Le but du rétablissement en ce qui concerne l’éléocharide géniculée est, pour les deux endroits où elle se trouve, de prévenir la perte supplémentaire d’habitat dans son aire d’occupation afin de maintenir ses deux populations.

Les objectifs de cette stratégie de rétablissement sont les suivants :

  1. Recenser et cartographier les emplacements, les populations et les habitats connus de l’éléocharide géniculée d’ici 2015 pour fournir un fondement quantitatif en vue d’un suivi ultérieur et mettre en marche un programme de suivi.
  2. Observer en continu les populations de phragmites et leur répartition là où se trouve l’éléocharide géniculée afin de fournir des données sur l’ampleur du changement d’habitat et sur la proportion de l’habitat qui subit ce changement. Cette observation doit se faire à intervalles réguliers (au moins aux deux ou trois ans).
  3. Examiner les possibilités d’enlèvement et/ou de limitation des phragmites dans les sites occupés par l’éléocharide géniculée qui sont le plus vulnérables à la menace que cause cette espèce. Préparer des plans de gestion des phragmites et amorcer cette gestion d’ici 2012.
  4. Étudier les conditions nécessaires à la présence de l’habitat (notamment le régime hydrologique), la biologie des populations, l’expansion et la dynamique des banques de graines de l’éléocharide géniculée pour déterminer la possibilité de la survie, du déplacement et du rétablissement de l’espèce dans un habitat protégé.
  5. Sensibiliser les propriétaires de terrain, les municipalités et les planificateurs à l’importance de limiter les projets de construction qui détruisent l’habitat de l’éléocharide géniculée au site de Cedar Springs. Faire inclure des mesures de protection précises à la prochaine version des plans municipaux officiels pertinents.

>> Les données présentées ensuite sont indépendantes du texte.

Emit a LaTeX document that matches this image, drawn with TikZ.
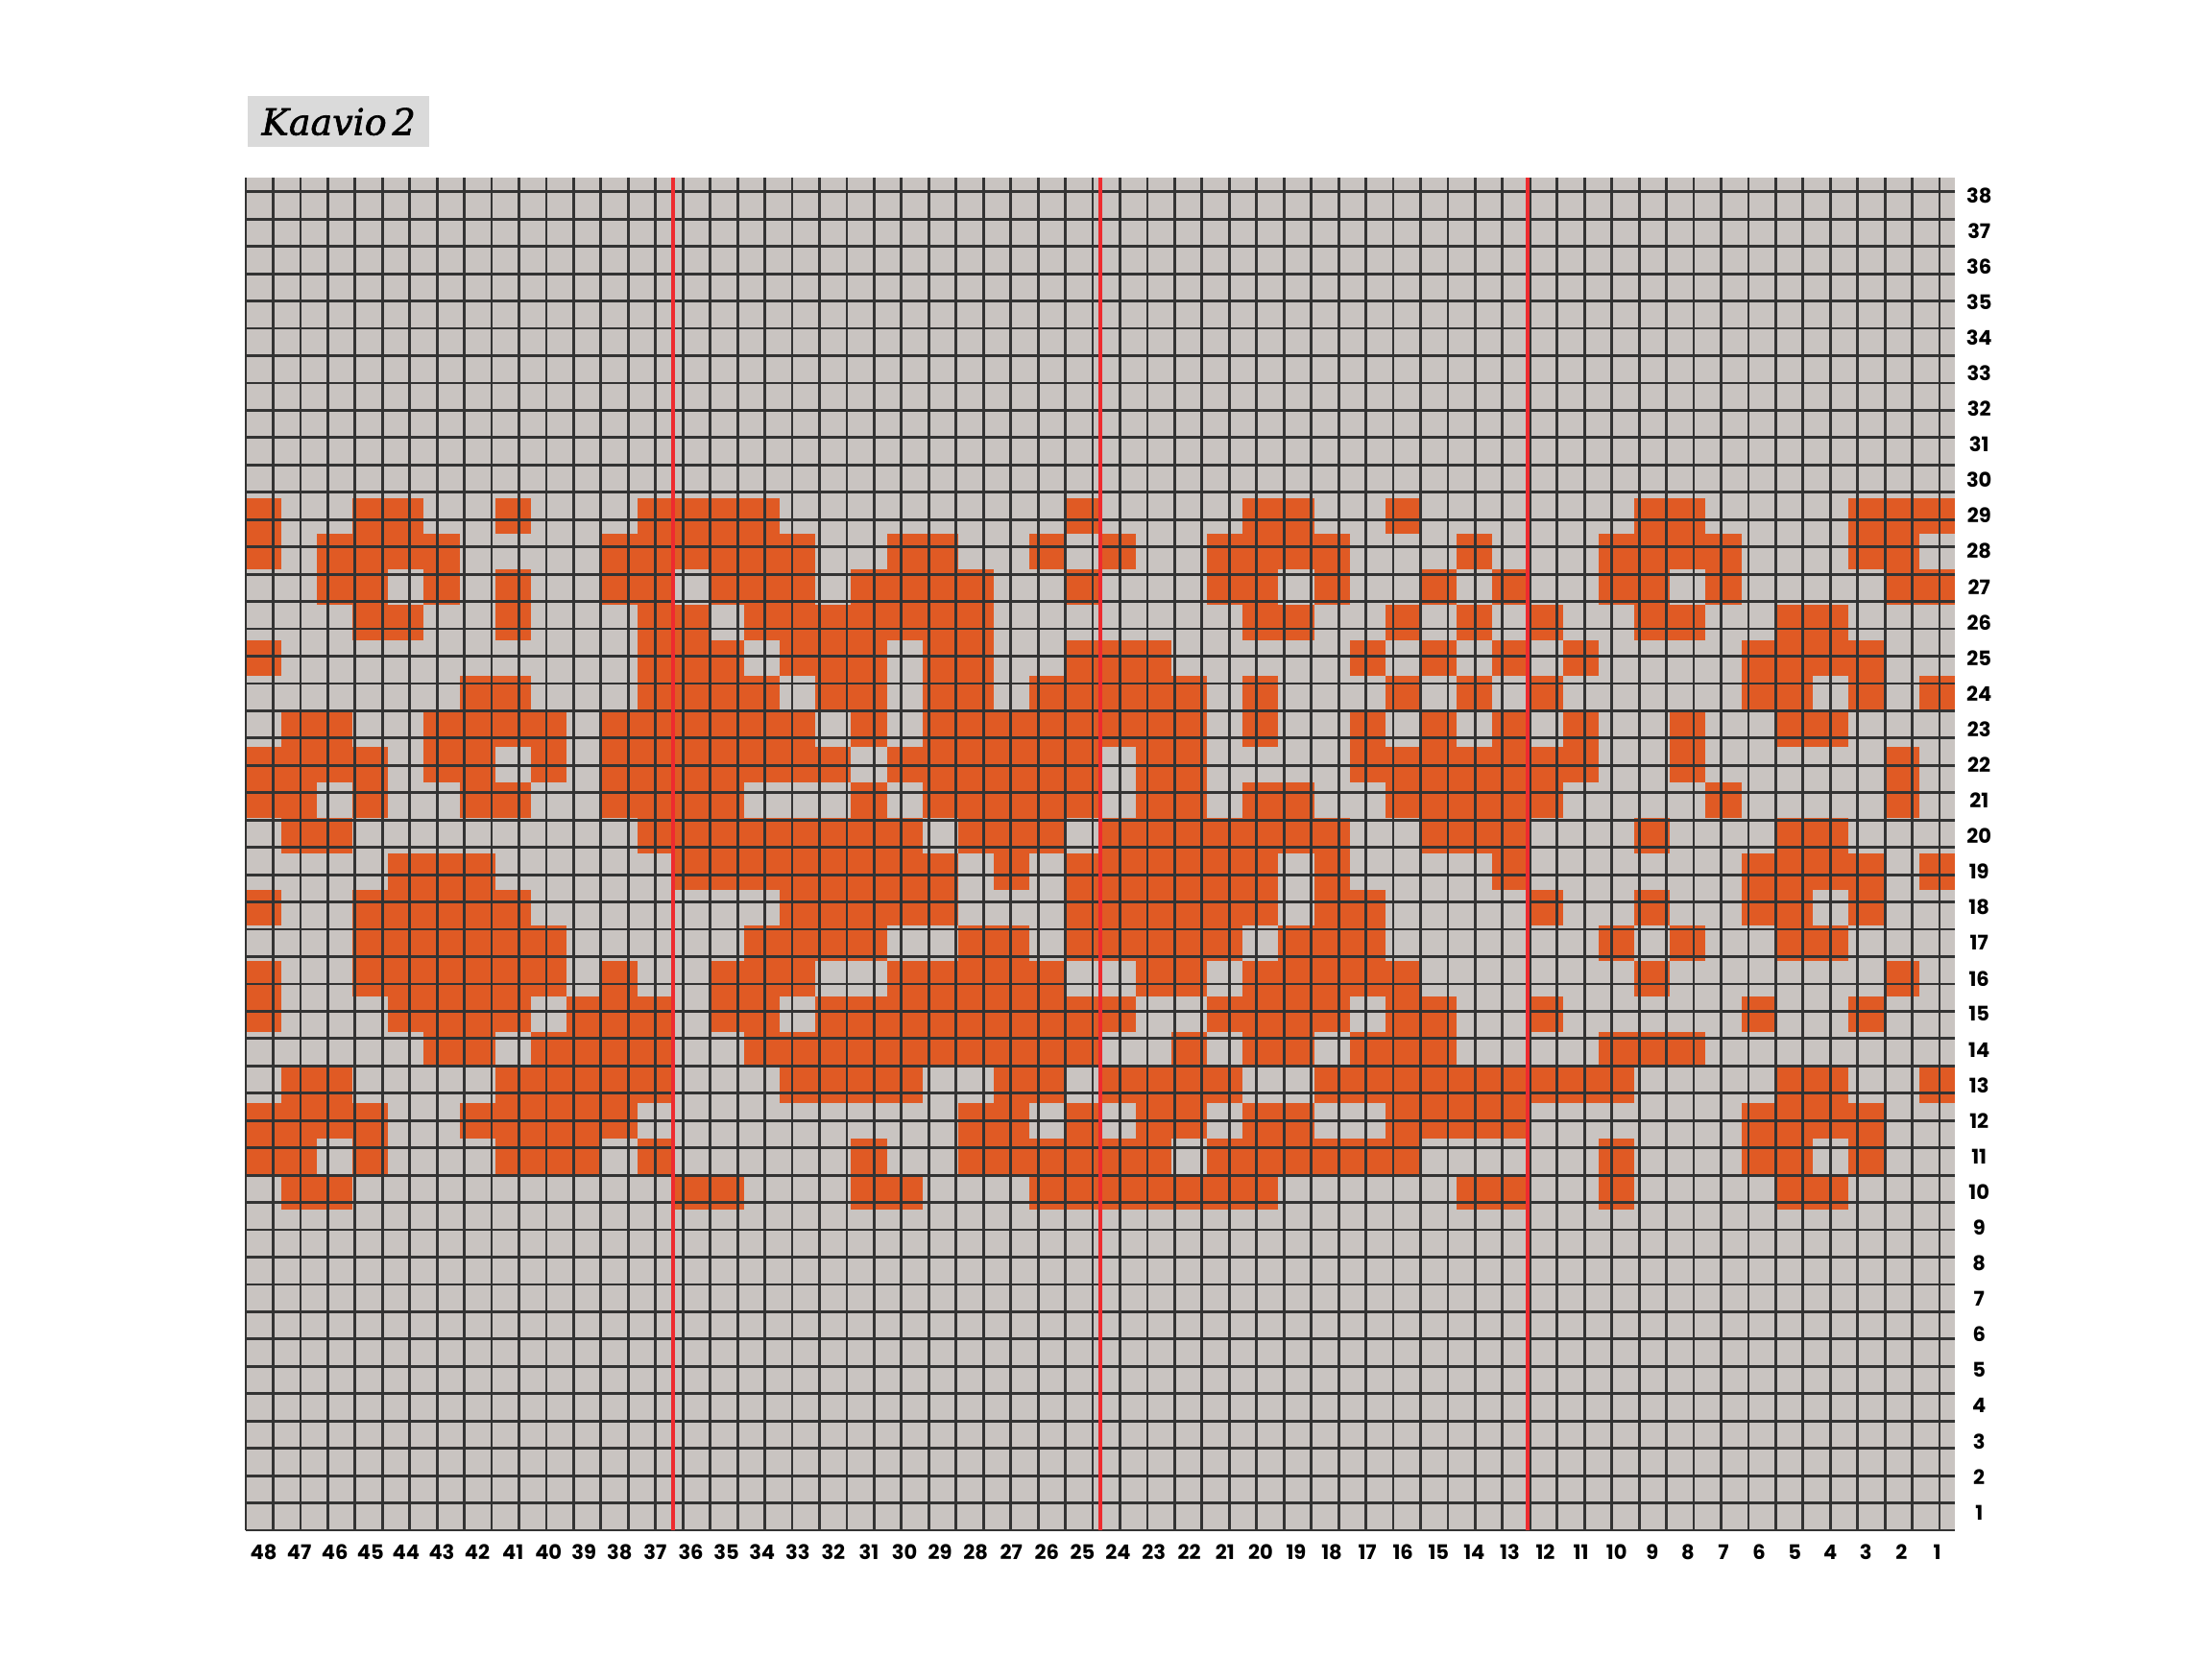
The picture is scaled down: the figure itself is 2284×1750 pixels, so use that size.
\documentclass[tikz,border=0pt]{standalone}
\usepackage{fontspec}
\setmainfont{Poppins}
\newfontfamily\titlefont[ItalicFeatures={FakeBold=1.6}]{DejaVu Serif}
\definecolor{cellgrey}{HTML}{C9C4C1}
\definecolor{knitorange}{HTML}{E05A24}
\definecolor{gridcol}{HTML}{333333}
\definecolor{redcol}{HTML}{EE2B2F}
\definecolor{titlebg}{HTML}{DADADA}
\tikzset{
  cellfill/.style={fill=knitorange},
  gridlines/.style={draw=gridcol, line width=2.8pt},
  redmark/.style={draw=redcol, line width=4pt},
  collabel/.style={inner sep=0pt, font=\fontsize{21}{22}\selectfont\bfseries},
  rowlabel/.style={inner sep=0pt, font=\fontsize{21}{22}\selectfont\bfseries},
}
\begin{document}
\begin{tikzpicture}[x=1pt,y=-1pt]
\useasboundingbox[fill=white] (0,0) rectangle (2284,1750);
\node[fill=titlebg, minimum width=189pt, minimum height=53pt, anchor=north west, inner sep=0pt] (title) at (258,100) {\titlefont\itshape\fontsize{38}{40}\selectfont Kaavio\hspace{6pt}2};
\begin{scope}[shift={(256,1594)}, x=37.083pt, y=37.083pt]
\fill[cellgrey] (0,0) rectangle (48,38);
\foreach \r/\l in {
29/{1,4,5,8,12,13,14,15,24,29,30,33,40,41,46,47,48},
28/{1,3,4,5,6,11,12,13,14,15,16,19,20,23,25,28,29,30,31,35,39,40,41,42,46,47},
27/{3,4,6,8,11,12,14,15,16,18,19,20,21,24,28,29,31,34,36,39,40,42,47,48},
26/{4,5,8,12,13,15,16,17,18,19,20,21,29,30,33,35,37,40,41,44,45},
25/{1,12,13,14,16,17,18,20,21,24,25,26,32,34,36,38,43,44,45,46},
24/{7,8,12,13,14,15,17,18,20,21,23,24,25,26,27,29,33,35,37,43,44,46,48},
23/{2,3,6,7,8,9,11,12,13,14,15,16,18,20,21,22,23,24,25,26,27,29,32,34,36,38,41,44,45},
22/{1,2,3,4,6,7,9,11,12,13,14,15,16,17,19,20,21,22,23,24,26,27,32,33,34,35,36,37,38,41,47},
21/{1,2,4,7,8,11,12,13,14,18,20,21,22,23,24,26,27,29,30,33,34,35,36,37,42,47},
20/{2,3,12,13,14,15,16,17,18,19,21,22,23,25,26,27,28,29,30,31,34,35,36,40,44,45},
19/{5,6,7,13,14,15,16,17,18,19,20,22,24,25,26,27,28,29,31,36,43,44,45,46,48},
18/{1,4,5,6,7,8,16,17,18,19,20,24,25,26,27,28,29,31,32,37,40,43,44,46},
17/{4,5,6,7,8,9,15,16,17,18,21,22,24,25,26,27,28,30,31,32,39,41,44,45},
16/{1,4,5,6,7,8,9,11,14,15,16,19,20,21,22,23,26,27,29,30,31,32,33,40,47},
15/{1,5,6,7,8,10,11,12,14,15,17,18,19,20,21,22,23,24,25,28,29,30,31,33,34,37,43,46},
14/{6,7,9,10,11,12,15,16,17,18,19,20,21,22,23,24,27,29,30,32,33,34,39,40,41},
13/{2,3,8,9,10,11,12,16,17,18,19,22,23,25,26,27,28,31,32,33,34,35,36,37,38,39,44,45,48},
12/{1,2,3,4,7,8,9,10,11,21,22,24,26,27,29,30,33,34,35,36,43,44,45,46},
11/{1,2,4,8,9,10,12,18,21,22,23,24,25,26,28,29,30,31,32,33,39,43,44,46},
10/{2,3,13,14,18,19,23,24,25,26,27,28,29,35,36,39,44,45}}{
  \foreach \c in \l {
    \fill[cellfill] (\c-1,\r-1) rectangle (\c,\r);
  }
}
\draw[gridlines] (0,0) grid (48,38);
\foreach \k in {12,24,36} {
  \draw[redmark] (\k,0) -- (\k,38);
}
\foreach \p in {1,...,48} {
  \pgfmathtruncatemacro\lab{49-\p}
  \node[collabel] (c\p) at (\p-0.5,-0.62) {\lab};
}
\foreach \r in {1,...,38} {
  \node[rowlabel] (r\r) at (48.68,\r-0.5) {\r};
}
\end{scope}
\end{tikzpicture}
\end{document}
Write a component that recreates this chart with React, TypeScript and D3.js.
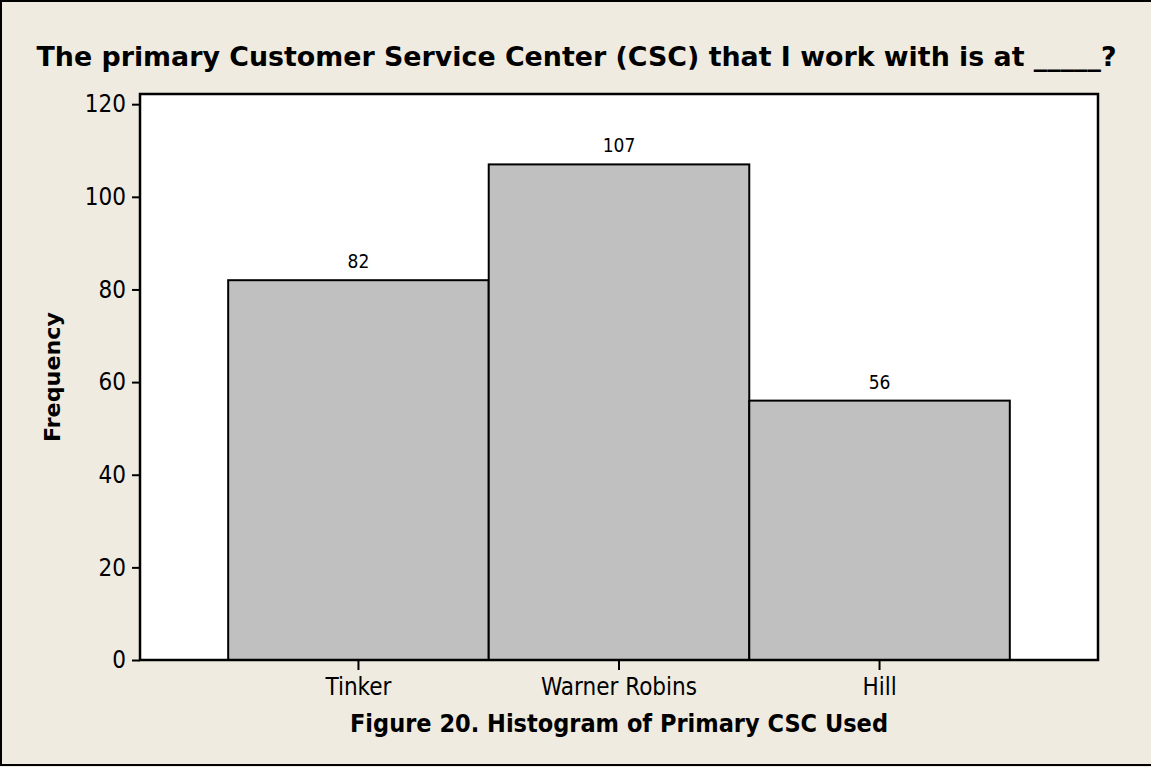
import * as d3 from "d3";
import { useEffect, useRef } from "react";

const categories = ["Tinker", "Warner Robins", "Hill"];
const counts = [82, 107, 56];
const yTicks = [0, 20, 40, 60, 80, 100, 120];

const W = 1151;
const H = 767;
const frame = { left: 140, top: 94, right: 1098, bottom: 660 };
const font = "Tahoma, 'DejaVu Sans Condensed', 'DejaVu Sans', sans-serif";

const App = () => {
  const ref = useRef<SVGSVGElement>(null);

  useEffect(() => {
    const svg = d3.select(ref.current);
    svg.selectAll("*").remove();

    svg.append("rect")
      .attr("x", 0).attr("y", 0).attr("width", W).attr("height", H)
      .attr("fill", "#efebe1");
    svg.append("rect")
      .attr("x", 1).attr("y", 1).attr("width", W + 4).attr("height", H - 3)
      .attr("fill", "none").attr("stroke", "#000").attr("stroke-width", 2);

    const x = d3.scaleBand()
      .domain(categories)
      .range([frame.left, frame.right])
      .paddingInner(0)
      .paddingOuter(88 / 260);
    const y = d3.scaleLinear()
      .domain([0, 122.2])
      .range([frame.bottom, frame.top]);

    // plot frame
    svg.append("rect")
      .attr("x", frame.left).attr("y", frame.top)
      .attr("width", frame.right - frame.left)
      .attr("height", frame.bottom - frame.top)
      .attr("fill", "#fff");

    svg.append("g")
      .selectAll("rect")
      .data(categories)
      .join("rect")
      .attr("x", (d) => x(d)!)
      .attr("y", (d, i) => y(counts[i]))
      .attr("width", x.bandwidth())
      .attr("height", (d, i) => y(0) - y(counts[i]))
      .attr("fill", "#c0c0c0")
      .attr("stroke", "#000")
      .attr("stroke-width", 2);

    svg.append("g")
      .attr("font-family", font)
      .attr("font-size", 19)
      .attr("text-anchor", "middle")
      .selectAll("text")
      .data(categories)
      .join("text")
      .attr("x", (d) => x(d)! + x.bandwidth() / 2)
      .attr("y", (d, i) => y(counts[i]) - 12)
      .text((d, i) => counts[i]);

    svg.append("rect")
      .attr("x", frame.left).attr("y", frame.top)
      .attr("width", frame.right - frame.left)
      .attr("height", frame.bottom - frame.top)
      .attr("fill", "none").attr("stroke", "#000").attr("stroke-width", 2.5);

    // y axis
    const yAxis = svg.append("g")
      .attr("transform", `translate(${frame.left},0)`)
      .call(d3.axisLeft(y).tickValues(yTicks).tickSize(8).tickPadding(6));
    yAxis.select(".domain").remove();
    yAxis.selectAll("line").attr("stroke", "#000").attr("stroke-width", 2);
    yAxis.selectAll("text")
      .attr("font-family", font).attr("font-size", 24).attr("fill", "#000");

    // x axis
    const xAxis = svg.append("g")
      .attr("transform", `translate(0,${frame.bottom})`)
      .call(d3.axisBottom(x).tickSize(10).tickPadding(8));
    xAxis.select(".domain").remove();
    xAxis.selectAll("line").attr("stroke", "#000").attr("stroke-width", 2);
    xAxis.selectAll("text")
      .attr("font-family", font).attr("font-size", 24).attr("fill", "#000");

    // titles
    svg.append("text")
      .attr("x", W / 2 + 1).attr("y", 66)
      .attr("text-anchor", "middle")
      .attr("font-family", font).attr("font-weight", "bold").attr("font-size", 27)
      .attr("textLength", 1080).attr("lengthAdjust", "spacingAndGlyphs")
      .text("The primary Customer Service Center (CSC) that I work with is at _____?");

    svg.append("text")
      .attr("x", (frame.left + frame.right) / 2).attr("y", 732)
      .attr("text-anchor", "middle")
      .attr("font-family", font).attr("font-weight", "bold").attr("font-size", 24)
      .attr("textLength", 538).attr("lengthAdjust", "spacingAndGlyphs")
      .text("Figure 20.  Histogram of Primary CSC Used");

    svg.append("text")
      .attr("transform", `translate(60,${(frame.top + frame.bottom) / 2}) rotate(-90)`)
      .attr("text-anchor", "middle")
      .attr("font-family", font).attr("font-weight", "bold").attr("font-size", 22)
      .attr("textLength", 130).attr("lengthAdjust", "spacingAndGlyphs")
      .text("Frequency");
  }, []);

  return (
    <svg
      ref={ref}
      width={W}
      height={H}
      style={{ position: "absolute", left: 0, top: 0, display: "block" }}
    />
  );
};

export default App;
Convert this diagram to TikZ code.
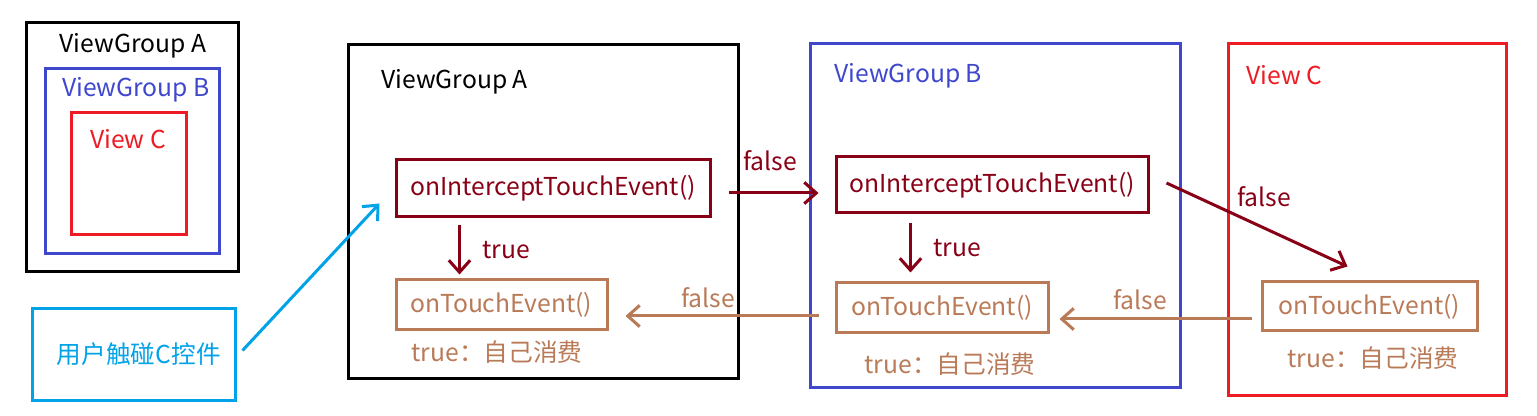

Les stratégies de protection et de rétablissement devront inclure une cartographie et un recensement détaillés des populations et de leurs habitats ainsi qu’une détermination de l’ampleur de la menace causée par les phragmites. Ces recherches permettront d’obtenir des données de base à partir desquelles le succès des mesures de rétablissement pourra être mesuré. Le rétablissement, la régénération et la réhabilitation de l’habitat peuvent être réalisés par la gestion ou l’enlèvement des phragmites. Les possibilités de contrôle des phragmites doivent être étudiées et les traitements expérimentaux susceptibles de constituer le fondement d’une gestion adaptative doivent être réalisés.

Il est recommandé que l’aire d’occupation de Long Point soit désignée comme habitat de l’éléocharide géniculée dans un règlement sur l’habitat. Cette aire comprend les zones de la plage North Beach, des prés humides et des bords des baissières situées entre la baie Gravelly et l’extrémité de Long Point; ces zones sont inondées de façon occasionnelle ou saisonnière, elles demeurent humides pendant la majeure partie de la saison de croissance, et la végétation indigène qui fait concurrence à l’éléocharide géniculée y est naturellement clairsemée ou absente. À Cedar Springs, il est recommandé que le bord incliné de la sablière soit désigné comme habitat de l’éléocharide géniculée dans un règlement sur l’habitat.